Cats can be elusive, especially when they are nervous and don’t want to be found. We understand that if your new cat spends most of her time hiding from you, you might be worried that she isn’t going to bond with you. It will take time, but you can help your cat along.
Be patient. “The new kitty is frightened and needs time to feel secure enough in her new home to come out from hiding,” says Pamela J. Perry, DVM, PhD, Behavior Resident at the Cornell University College of Veterinary Medicine. Your cat just had a huge life change. New home, new people, new pets (if you have others already). This is a lot for a cat to take in! Expect that it will take at least several days, possibly several weeks, before your cat is comfortable strolling through the house.
Make the world outside her hiding spot more attractive. “Leave tasty food and treats nearby for the new kitty,” says Dr. Perry. “The aroma will entice her to leave her hiding space.”

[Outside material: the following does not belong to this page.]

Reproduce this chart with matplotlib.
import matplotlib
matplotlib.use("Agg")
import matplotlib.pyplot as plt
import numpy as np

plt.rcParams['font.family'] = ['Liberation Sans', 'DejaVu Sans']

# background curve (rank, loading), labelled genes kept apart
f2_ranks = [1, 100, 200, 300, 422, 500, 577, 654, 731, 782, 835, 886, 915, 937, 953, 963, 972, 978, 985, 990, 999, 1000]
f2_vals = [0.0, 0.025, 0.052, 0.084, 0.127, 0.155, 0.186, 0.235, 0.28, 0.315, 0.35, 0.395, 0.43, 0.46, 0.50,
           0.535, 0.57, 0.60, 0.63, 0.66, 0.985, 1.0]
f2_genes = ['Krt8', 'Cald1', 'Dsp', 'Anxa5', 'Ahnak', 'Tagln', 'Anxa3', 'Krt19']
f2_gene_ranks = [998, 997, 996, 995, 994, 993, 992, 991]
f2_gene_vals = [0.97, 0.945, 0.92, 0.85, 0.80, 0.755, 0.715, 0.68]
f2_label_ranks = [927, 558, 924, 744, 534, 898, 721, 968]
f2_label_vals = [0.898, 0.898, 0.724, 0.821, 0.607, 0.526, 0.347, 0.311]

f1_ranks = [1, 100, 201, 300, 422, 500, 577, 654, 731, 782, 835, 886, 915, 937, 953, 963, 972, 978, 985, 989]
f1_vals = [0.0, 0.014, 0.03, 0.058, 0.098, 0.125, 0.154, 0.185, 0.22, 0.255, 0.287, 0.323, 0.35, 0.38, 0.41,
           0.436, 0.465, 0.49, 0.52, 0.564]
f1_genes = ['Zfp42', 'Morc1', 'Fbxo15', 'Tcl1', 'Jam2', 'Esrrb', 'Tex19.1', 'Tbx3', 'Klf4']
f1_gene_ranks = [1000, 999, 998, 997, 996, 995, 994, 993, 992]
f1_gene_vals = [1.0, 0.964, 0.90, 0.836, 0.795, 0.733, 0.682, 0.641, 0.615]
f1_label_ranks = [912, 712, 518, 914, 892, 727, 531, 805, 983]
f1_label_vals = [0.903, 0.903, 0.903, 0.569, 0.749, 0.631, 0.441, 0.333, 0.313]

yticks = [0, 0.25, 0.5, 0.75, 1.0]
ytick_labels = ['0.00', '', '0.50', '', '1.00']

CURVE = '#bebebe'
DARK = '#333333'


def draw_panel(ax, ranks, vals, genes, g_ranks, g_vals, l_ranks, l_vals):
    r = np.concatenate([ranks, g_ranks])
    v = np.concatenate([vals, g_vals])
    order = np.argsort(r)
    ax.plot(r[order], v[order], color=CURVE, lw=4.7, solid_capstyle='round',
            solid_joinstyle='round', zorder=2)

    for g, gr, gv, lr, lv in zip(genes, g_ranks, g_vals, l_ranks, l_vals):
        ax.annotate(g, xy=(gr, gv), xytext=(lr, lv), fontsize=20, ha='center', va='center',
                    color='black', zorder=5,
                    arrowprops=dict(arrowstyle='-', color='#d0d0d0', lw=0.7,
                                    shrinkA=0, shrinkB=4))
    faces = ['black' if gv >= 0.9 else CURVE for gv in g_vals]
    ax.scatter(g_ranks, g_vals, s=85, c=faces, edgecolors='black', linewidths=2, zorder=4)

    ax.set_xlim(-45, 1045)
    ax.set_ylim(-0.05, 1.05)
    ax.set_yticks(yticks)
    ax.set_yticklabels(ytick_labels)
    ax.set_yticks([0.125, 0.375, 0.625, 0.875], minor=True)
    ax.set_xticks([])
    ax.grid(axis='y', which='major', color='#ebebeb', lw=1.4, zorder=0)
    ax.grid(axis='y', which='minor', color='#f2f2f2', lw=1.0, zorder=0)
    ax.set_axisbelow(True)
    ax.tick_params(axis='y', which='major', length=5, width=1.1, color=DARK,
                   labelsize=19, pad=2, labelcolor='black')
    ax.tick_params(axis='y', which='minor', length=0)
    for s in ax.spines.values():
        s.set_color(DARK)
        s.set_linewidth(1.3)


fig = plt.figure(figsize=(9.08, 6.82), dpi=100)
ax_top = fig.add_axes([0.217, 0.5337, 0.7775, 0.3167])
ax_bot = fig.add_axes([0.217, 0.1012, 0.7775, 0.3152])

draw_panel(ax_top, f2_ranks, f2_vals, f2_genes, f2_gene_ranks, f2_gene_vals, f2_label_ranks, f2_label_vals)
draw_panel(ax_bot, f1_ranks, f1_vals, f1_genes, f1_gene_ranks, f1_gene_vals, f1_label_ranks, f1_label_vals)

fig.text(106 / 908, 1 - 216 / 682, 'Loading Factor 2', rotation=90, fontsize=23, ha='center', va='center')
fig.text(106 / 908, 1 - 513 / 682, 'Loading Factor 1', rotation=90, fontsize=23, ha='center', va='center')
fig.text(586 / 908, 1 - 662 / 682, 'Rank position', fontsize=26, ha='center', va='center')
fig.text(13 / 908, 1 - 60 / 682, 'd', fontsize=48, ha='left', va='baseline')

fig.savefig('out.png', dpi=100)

Allow your new kitty to explore the house at her own pace. Usually, it is best to limit a new cat to a large dog crate or a single room at first so she can learn where her food, water, and litter box are, then gradually expand her territory. When giving her access to a new room, just leave the door open and let her check it out when she wants to. Many cats may wait until evening to explore because the darkness makes them comfortable, but always make sure your kitty has a path back to her “safe zone.”
Make sure other pets are being polite. Any dogs and other cats that you have are probably very interested in the newcomer, and this attention can be overwhelming. A looming dog, whether friendly or not, can be scary for a cat and may cause the cat to hunker down and stay put in her hiding spot.
And resident cats don’t always give the warmest welcome. Your first cat may guard key resources, such as food or the litter box, so it is important to have at least two of everything so that the new cat can get to whatever she needs even if the other cat isn’t keen on sharing.
Hang out and chat. Get your new cat accustomed to your voice, smell, and mannerisms simply by spending time near where she likes to hide. Stay on the opposite side of the room at first, if possible, and read aloud or talk on the phone (light conversations only—no yelling at the FedEx driver for losing your package!). You can also work on your laptop or do some crafting or household chores. Getting to observe these activities lets your cat know that you are not a threat, and that you coming into her room doesn’t mean she’s going to be bothered.
Over time you can get more animated, moving around the room more, going in and out, and starting to make eye contact with your new kitty and move closer to her hiding spot.
You can sit in the room while your cat is eating so that she associates you with tasty food. Wait a couple days before trying this though, as initially many cats are so stressed by a move that they won’t eat in front of an audience.
Physical contact on her terms. “Do not approach,” says Dr. Perry. “Instead, let the cat be the one who initiates contact. If she approaches, calmly extend your forefinger to see if she sniffs it. If she rubs against your finger, it’s a sign that she might welcome some gentle scratching under her chin or along the sides of her cheek.” If your new kitty ducks away, don’t push the issue. She will feel more comfortable being close to you if she knows she can get away if she begins to feel uncomfortable.
The first few times your new cat hops up onto furniture near you, don’t reach out to pet her. Let her explore the couch or chair and just hang out with you. If she approaches, calmly see if she is interested in being petted. Many cats will pick a “favorite” person that they allow to pet them first, but over time, your cat will usually become comfortable with the whole family.
Engage in play. You may be thinking, “My cat is afraid of me! She’s not going to play!” But there are little games that you can play with your new cat from a distance. If she is food motivated, toss a kibble or cat treat into her hiding spot where she can easily reach it. As she gets quicker about snagging the treat, toss it so that she must inch out of her shelter a little. Depending on the room, you can get her to chase kibbles farther away from you first, and then work on having them land closer to you. You don’t want to overdo this game, because she will get full and/or bored quickly, but 10 to 12 tiny treats at a time should leave her wanting more.
You can play a similar game using rolling toys but will need several toys. Roll one gently toward where your cat is so she can bat at it then, when she grows tired of that one, roll another.
A toy on a long string or wand makes play at a distance even easier. Just wave the toy in front of your kitty’s hideaway to get her engaged and, over time, lure her out. Don’t try to touch her while playing unless she voluntarily approaches you—you don’t want her to think that the wand toy is a trap.
Using these strategies helps your cat to feel more comfortable in your home and come out of hiding. Be patient and know that soon enough you will have a furry friend running through the halls!